Entries supplied:
___
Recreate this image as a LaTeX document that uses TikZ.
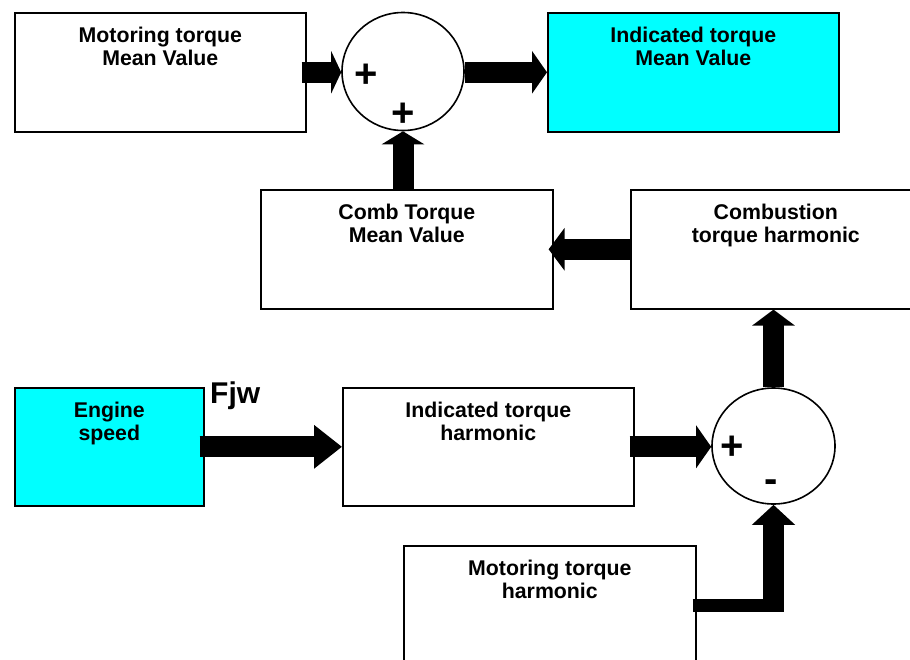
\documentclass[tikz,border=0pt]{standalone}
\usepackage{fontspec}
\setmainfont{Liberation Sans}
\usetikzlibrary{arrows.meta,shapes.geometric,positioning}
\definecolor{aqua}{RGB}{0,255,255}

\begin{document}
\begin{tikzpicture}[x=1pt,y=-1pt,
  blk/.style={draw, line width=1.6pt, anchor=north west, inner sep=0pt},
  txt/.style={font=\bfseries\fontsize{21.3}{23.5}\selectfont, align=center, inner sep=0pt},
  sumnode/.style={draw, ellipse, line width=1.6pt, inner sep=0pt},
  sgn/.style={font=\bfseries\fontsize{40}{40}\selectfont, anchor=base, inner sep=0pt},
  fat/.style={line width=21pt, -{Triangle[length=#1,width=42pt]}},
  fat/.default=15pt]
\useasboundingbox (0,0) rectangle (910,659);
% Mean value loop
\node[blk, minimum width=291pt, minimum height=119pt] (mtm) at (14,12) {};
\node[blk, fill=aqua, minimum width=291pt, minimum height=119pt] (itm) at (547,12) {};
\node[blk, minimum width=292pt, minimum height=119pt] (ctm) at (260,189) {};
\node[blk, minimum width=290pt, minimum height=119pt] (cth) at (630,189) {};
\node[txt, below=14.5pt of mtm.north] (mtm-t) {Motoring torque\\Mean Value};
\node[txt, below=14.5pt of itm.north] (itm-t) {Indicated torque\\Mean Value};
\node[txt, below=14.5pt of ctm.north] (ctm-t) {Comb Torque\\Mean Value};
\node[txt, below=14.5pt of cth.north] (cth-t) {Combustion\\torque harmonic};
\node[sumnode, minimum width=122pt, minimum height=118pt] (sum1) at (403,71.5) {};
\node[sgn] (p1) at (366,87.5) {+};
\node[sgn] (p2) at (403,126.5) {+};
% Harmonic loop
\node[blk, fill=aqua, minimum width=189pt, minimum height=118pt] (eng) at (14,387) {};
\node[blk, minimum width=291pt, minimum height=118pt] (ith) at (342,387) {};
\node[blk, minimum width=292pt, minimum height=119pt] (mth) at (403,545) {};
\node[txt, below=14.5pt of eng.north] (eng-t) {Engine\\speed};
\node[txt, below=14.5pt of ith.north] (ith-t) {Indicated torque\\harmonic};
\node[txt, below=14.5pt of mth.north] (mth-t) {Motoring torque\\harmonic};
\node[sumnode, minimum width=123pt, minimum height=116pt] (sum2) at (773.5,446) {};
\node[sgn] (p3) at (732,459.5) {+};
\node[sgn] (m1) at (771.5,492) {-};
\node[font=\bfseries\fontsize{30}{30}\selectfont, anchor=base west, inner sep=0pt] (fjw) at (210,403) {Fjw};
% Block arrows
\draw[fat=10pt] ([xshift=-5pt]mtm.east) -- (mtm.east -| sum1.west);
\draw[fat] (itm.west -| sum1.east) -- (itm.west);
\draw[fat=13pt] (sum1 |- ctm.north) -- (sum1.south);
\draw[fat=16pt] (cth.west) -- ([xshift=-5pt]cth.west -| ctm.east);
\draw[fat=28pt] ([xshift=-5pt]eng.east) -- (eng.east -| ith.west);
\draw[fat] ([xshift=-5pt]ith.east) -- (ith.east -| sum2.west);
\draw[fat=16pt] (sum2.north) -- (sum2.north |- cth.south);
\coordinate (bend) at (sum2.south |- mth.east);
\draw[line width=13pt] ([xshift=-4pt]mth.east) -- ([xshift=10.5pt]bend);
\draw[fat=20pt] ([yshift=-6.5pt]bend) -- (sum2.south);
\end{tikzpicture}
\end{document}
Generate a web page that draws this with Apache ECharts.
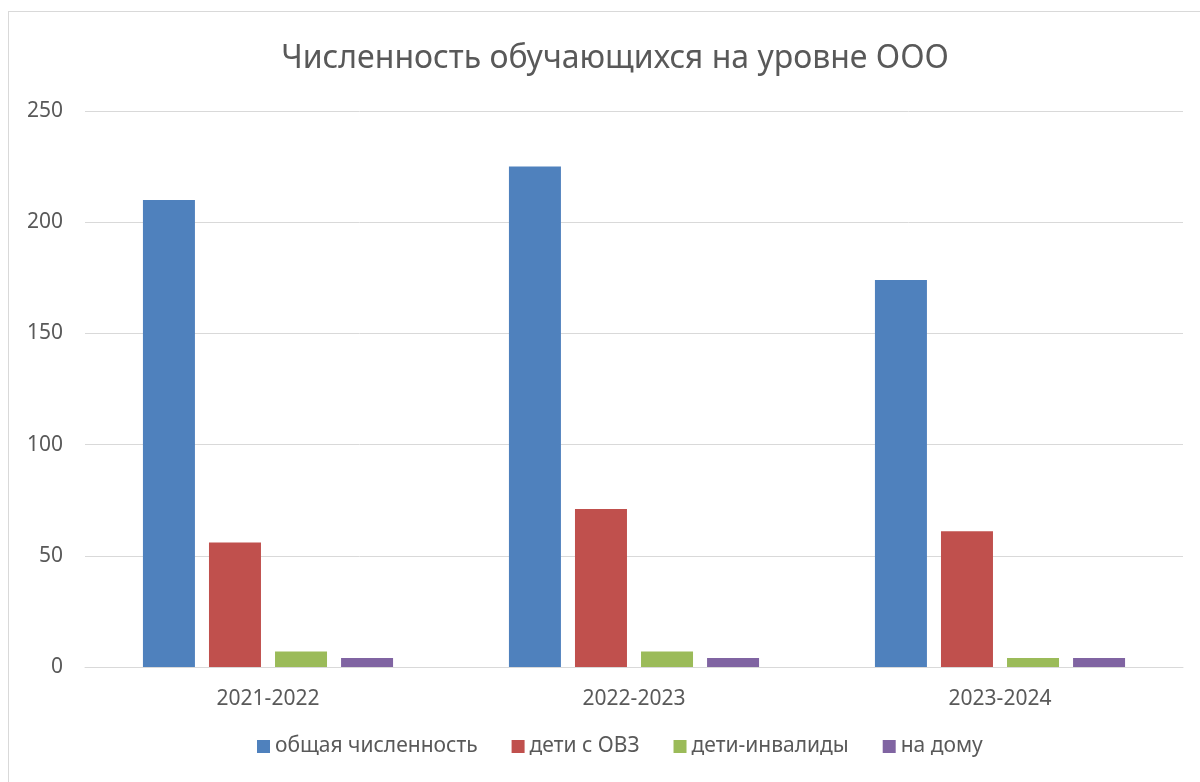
___
Set problem: From the data above, pick out each line containing "that" and copy it.

Solution:
Recreate this image as a LaTeX document that uses TikZ.
Generate a web page that draws this with Apache ECharts.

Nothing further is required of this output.